Dick Cheney- Corporate Criminal


Book of revelations
As details about the lead-up to the Iraq war are revealed, it's time to ask how much political resonance they really have.

David Corn
September 7, 2006 11:01 AM

A British editor sent me an email asking whether new revelations about the lead-up to the war in Iraq can cause political damage to President Bush and his Republican comrades in Congress. I knew why he was asking. I have a new book out (co-written with Michael Isikoff of Newsweek), Hubris: The Inside Story of Spin, Scandal, and the Selling of the Iraq War, which is loaded with revelations.

The book chronicles the intelligence battles that raged within the hallways and offices of the CIA, the State Department, the White House and Congress in the year before Bush ordered the invasion of Iraq. The book opens with a scene from May 2002, in which Bush tells his aides he intends to "kick [Saddam Hussein's] sorry motherfucking ass all over the Mideast."

This is a tip-off that the White House was being, shall we say, misleading throughout 2002 and early 2003 when it repeatedly declared that no decision had been made to attack Iraq. The book exposes details of an extensive covert operation approved by the White House to pave the way for war in Iraq (again, at a time when the administration was claiming Bush had no plans to invade Iraq.)

It shows how (and why) Republican and Democratic leaders of Congress were scared to challenge intelligence briefings they received directly from vice president Dick Cheney on Iraq's supposed weapons of mass destruction - briefings that these legislators did not find convincing. (Still, they voted to grant Bush the authority to wage war against Iraq.)

The book details how the CIA overstated flimsy intelligence and how the White House then overstated these overstatements and didn't bother to review the intelligence reports. (Bush did not even read the full National Intelligence Estimate on Iraq's weapons of mass destruction, which was only 90 pages long, before ordering the war.) The book reports that CIA officers (before the war) suspected Iranian intelligence was working through the Iraqi National Congress (an exile group led by Ahmad Chalabi, who wanted war in Iraq) to influence the Bush administration and American public opinion.

I could go on. For more information on the book and its revelations, click here. But the question at hand is this: does any of this matter?

Of course, one answer is, of course. That is, uncovering and presenting the truth about such a historically important issue as what led to the launching of a war must, at some point, matter. There still is debate in the United States over the wisdom (or lack thereof) of Bush's Iraq endeavour. This book will provide material that will inform that ongoing battle.

But to reply to the query honestly I might have to admit that the revelations of Hubris (and those of other books and news articles) may not have political resonance. That's because the American public has already rendered a judgment on the war: it was a bad idea. Over 60% of Americans, according to opinion polls, now say Bush was wrong to have invaded Iraq. Only about a third back his decision to start this war.

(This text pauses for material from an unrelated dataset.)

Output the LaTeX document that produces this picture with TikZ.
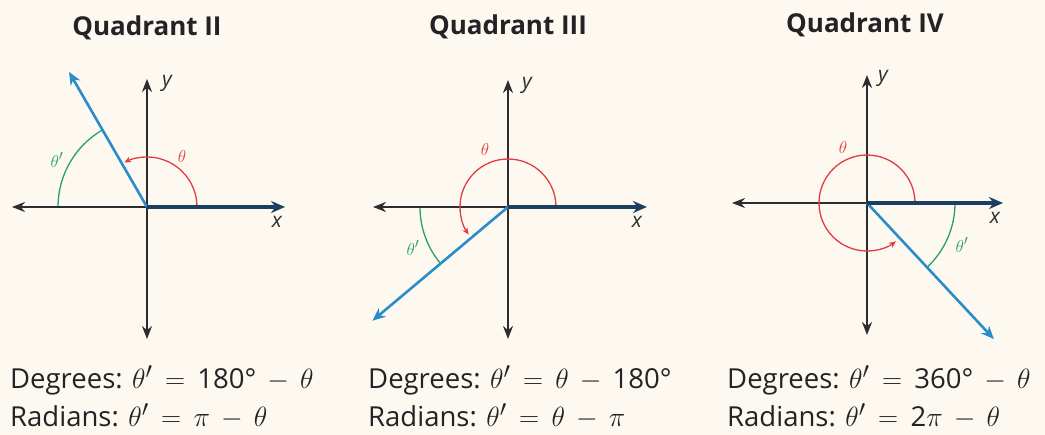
\documentclass[tikz,border=0pt]{standalone}
\usepackage{graphicx}
\usepackage{fontspec}
\setmainfont{Open Sans}
\usetikzlibrary{arrows.meta}
\definecolor{bgc}{RGB}{253,249,241}
\definecolor{axisc}{RGB}{45,45,48}
\definecolor{navyc}{RGB}{28,62,96}
\definecolor{rayc}{RGB}{42,140,200}
\definecolor{redc}{RGB}{226,60,66}
\definecolor{greenc}{RGB}{40,160,105}
\definecolor{textc}{RGB}{35,35,38}
\newcommand\mth[1]{\scalebox{1.12}{$#1$}}
\newcommand\myeq{\hspace{0.45em}\mth{=}\hspace{0.45em}}
\newcommand\mymin{\hspace{0.4em}\mth{-}\hspace{0.4em}}
\tikzset{
  axisline/.style={draw=axisc, line width=1.8pt, -{Stealth[length=13pt,width=10pt]}},
  initside/.style={draw=navyc, line width=3.6pt, -{Stealth[length=14pt,width=12pt]}},
  termside/.style={draw=rayc, line width=2.6pt, -{Stealth[length=13pt,width=11pt]}},
  redarc/.style={draw=redc, line width=1.3pt, -{Stealth[length=7pt,width=6pt]}},
  greenarc/.style={draw=greenc, line width=1.3pt},
  axlabel/.style={font=\fontsize{21}{21}\selectfont\itshape, text=axisc, inner sep=0pt},
  thlabel/.style={font=\fontsize{19}{19}\selectfont, inner sep=0pt},
  title/.style={font=\fontsize{26}{26}\selectfont\bfseries, text=textc, inner sep=0pt},
  formula/.style={font=\fontsize{27.5}{27.5}\selectfont, text=textc, inner sep=0pt, anchor=base west},
}
\begin{document}
\begin{tikzpicture}[x=1pt,y=1pt]
\useasboundingbox (0,0) rectangle (1045,435);
\fill[bgc] (0,0) rectangle (1045,435);

% ---------- Quadrant II ----------
\begin{scope}[shift={(147,228)}]
  \coordinate (O1) at (0,0);
  \coordinate (L1) at (-135,0);
  \coordinate (R1) at (138,0);
  \coordinate (T1) at (0,128);
  \coordinate (B1) at (0,-132);
  \coordinate (P1) at (120:156);
  \draw[greenarc] (120:89) arc[start angle=120, end angle=180, radius=89];
  \draw[axisline] (O1) -- (L1);
  \draw[axisline] (O1) -- (T1);
  \draw[axisline] (O1) -- (B1);
  \draw[redarc] (50,0) arc[start angle=0, end angle=117, radius=50];
  \draw[termside] (O1) -- (P1);
  \draw[initside] (O1) -- (R1);
  \node[axlabel] (x1) at (130,-15) {x};
  \node[axlabel] (y1) at (20,124) {y};
  \node[thlabel, text=redc] (t1) at (35,50) {$\theta$};
  \node[thlabel, text=greenc] (tp1) at (-90,47) {$\theta'$};
\end{scope}
\node[title] (h1) at (147,407) {Quadrant II};

% ---------- Quadrant III ----------
\begin{scope}[shift={(508,228)}]
  \coordinate (O2) at (0,0);
  \coordinate (L2) at (-135,0);
  \coordinate (R2) at (139,0);
  \coordinate (T2) at (0,127);
  \coordinate (B2) at (0,-132);
  \coordinate (P2) at (220:177);
  \draw[greenarc] (180:88) arc[start angle=180, end angle=220, radius=88];
  \draw[axisline] (O2) -- (L2);
  \draw[axisline] (O2) -- (T2);
  \draw[axisline] (O2) -- (B2);
  \draw[redarc] (48,0) arc[start angle=0, end angle=215, radius=48];
  \draw[termside] (O2) -- (P2);
  \draw[initside] (O2) -- (R2);
  \node[axlabel] (x2) at (129,-15) {x};
  \node[axlabel] (y2) at (19,122) {y};
  \node[thlabel, text=redc] (t2) at (-23,57) {$\theta$};
  \node[thlabel, text=greenc] (tp2) at (-95,-41) {$\theta'$};
\end{scope}
\node[title] (h2) at (508,408) {Quadrant III};

% ---------- Quadrant IV ----------
\begin{scope}[shift={(867,232)}]
  \coordinate (O3) at (0,0);
  \coordinate (L3) at (-135,0);
  \coordinate (R3) at (136,0);
  \coordinate (T3) at (0,128);
  \coordinate (B3) at (0,-132);
  \coordinate (P3) at (313:186);
  \draw[greenarc] (313:88) arc[start angle=313, end angle=360, radius=88];
  \draw[axisline] (O3) -- (L3);
  \draw[axisline] (O3) -- (T3);
  \draw[axisline] (O3) -- (B3);
  \draw[redarc] (48,0) arc[start angle=0, end angle=307, radius=48];
  \draw[termside] (O3) -- (P3);
  \draw[initside] (O3) -- (R3);
  \node[axlabel] (x3) at (128,-15) {x};
  \node[axlabel] (y3) at (16,125) {y};
  \node[thlabel, text=redc] (t3) at (-24,55) {$\theta$};
  \node[thlabel, text=greenc] (tp3) at (95,-42) {$\theta'$};
\end{scope}
\node[title] (h3) at (865,410) {Quadrant IV};

% ---------- Formulas ----------
\node[formula] (d1) at (10,46) {Degrees: \mth{\theta'}\myeq 180°\mymin\mth{\theta}};
\node[formula] (r1) at (10,8) {Radians: \mth{\theta'}\myeq\mth{\pi}\mymin\mth{\theta}};
\node[formula] (d2) at (368,46) {Degrees: \mth{\theta'}\myeq\mth{\theta}\mymin180°};
\node[formula] (r2) at (368,8) {Radians: \mth{\theta'}\myeq\mth{\theta}\mymin\mth{\pi}};
\node[formula] (d3) at (727,46) {Degrees: \mth{\theta'}\myeq 360°\mymin\mth{\theta}};
\node[formula] (r3) at (727,8) {Radians: \mth{\theta'}\myeq 2\mth{\pi}\mymin\mth{\theta}};
\end{tikzpicture}
\end{document}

The widespread dissatisfaction among Americans with Bush and his war, no doubt, is driven by the abysmal results. Thousands of American lives have been lost. Hundreds of billions of dollars have been spent. And still Iraq is a mess - and one that seems to be getting worse (with thousands of civilians being slaughtered in sectarian violence on a monthly basis).

My hunch is that most Americans care less about how we got to this point than about this point itself - had the war and the post-invasion period been a cakewalk, as some war advocates promised prior to the invasion, there would not be much talk in the United States about how Bush had misled the country into battle. Also, Bush has lost almost as much of the country as he could lose. He is down to his diehard base.

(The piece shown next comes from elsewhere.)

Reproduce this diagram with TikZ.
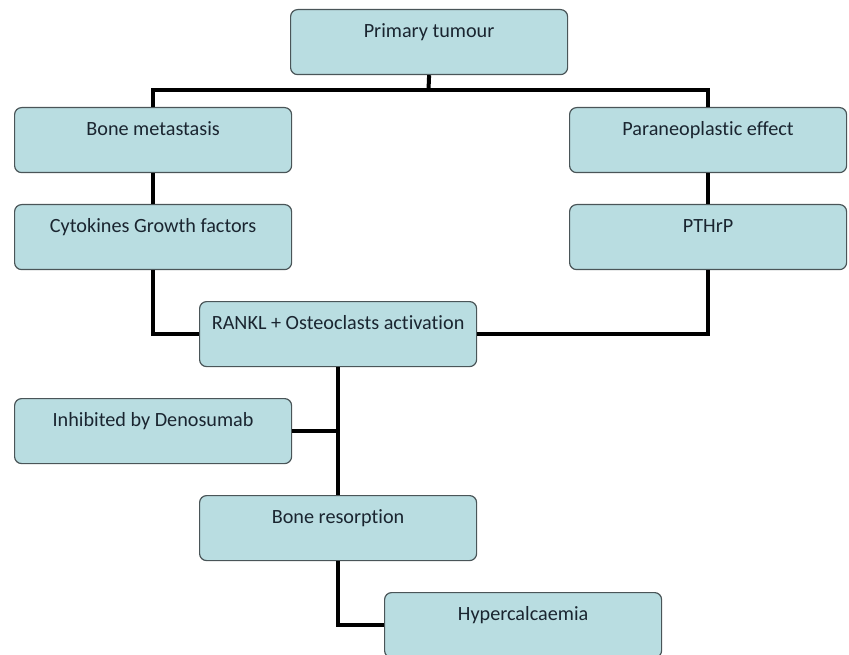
\documentclass[tikz,border=0pt]{standalone}
\usepackage{fontspec}
\setmainfont[Ligatures={NoCommon}]{Carlito}
\definecolor{boxfill}{HTML}{B9DDE1}
\definecolor{boxline}{HTML}{4A5558}
\definecolor{txt}{HTML}{1A2530}
\begin{document}
\begin{tikzpicture}[x=1pt,y=-1pt,
  box/.style={draw=boxline,line width=1.2pt,fill=boxfill,rounded corners=7pt,
    anchor=north west,minimum width=277pt,inner xsep=0pt,inner ysep=15pt,
    text height=13pt,text depth=22pt,text=txt,font=\fontsize{20.2}{22}\selectfont},
  conn/.style={draw=black,line width=4pt}]
\useasboundingbox (0,0) rectangle (849,655);
\node[box] (pt) at (290,9) {Primary tumour};
\node[box] (bm) at (14,107) {Bone metastasis};
\node[box] (pe) at (569,107) {Paraneoplastic effect};
\node[box] (cy) at (14,204) {Cytokines Growth factors};
\node[box] (pth) at (569,204) {PTHrP};
\node[box] (rk) at (199,301) {RANKL + Osteoclasts activation};
\node[box] (inh) at (14,398) {Inhibited by Denosumab};
\node[box] (br) at (199,495) {Bone resorption};
\node[box] (hy) at (384,592) {Hypercalcaemia};
\coordinate (j1) at (428.5,90);
\draw[conn] (pt.south) -- (j1);
\draw[conn] (bm.north) |- (j1) -| (pe.north);
\draw[conn] (bm.south) -- (cy.north);
\draw[conn] (pe.south) -- (pth.north);
\draw[conn] (cy.south) |- (rk.west);
\draw[conn] (pth.south) |- (rk.east);
\draw[conn] (rk.south) -- (br.north);
\draw[conn] (inh.east) -- (rk.south |- inh.east);
\draw[conn] (br.south) |- (hy.west);
\end{tikzpicture}
\end{document}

After sticking with Bush through the past three years - as his initial WMD rationale for the war evaporated, as his strategic decisions (de-Ba'athification, dissolving the Iraqi military) were proven wrong, as his policies in Iraq failed to stem the chaos and violence enveloping that nation - these people are unlikely to cut and run on Bush just because there is new and dramatic evidence that he rigged the road to war.

Republican candidates in the coming congressional elections are already weakened by Bush's low approval rating. Many do not want to campaign with Bush (though they still accept the campaign cash he raises for them). And they have to face the challenge of what to say about the war. Support the unpopular president and the unpopular war? Distance themselves and admit a mistake? But since politicians draw house district lines to favour incumbents, only about 35 of the 232 Republicans in the House of Representatives are in competitive races. So the war, and revelations about Bush and the war, will not affect most Republicans, who are in safe seats.

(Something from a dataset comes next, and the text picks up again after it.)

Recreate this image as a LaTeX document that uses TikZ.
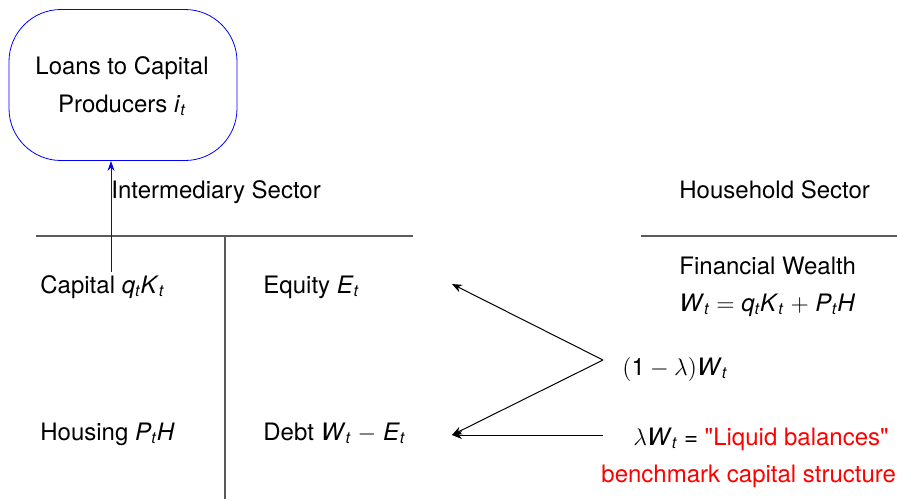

The Iraq fiasco, though, is clearly the undercurrent of this election. Bush and the Republicans are trying to tie the Iraq war to the so-called "war on terrorism". They are going to great lengths to depict critics of their Iraq misadventure as being soft on al-Qaida. (This is not logic; this is politics.)

Such a tactic may yet work. But the war appears to be the albatross around the neck of the Republican party. Its weight grows daily. And revelations about the run-up to the war - while perhaps not determinative in a political sense - do serve to remind people of an important fact: this war was a chosen war. And that means that the chooser-in-chief and all his aides and supporters still have to answer for that choice.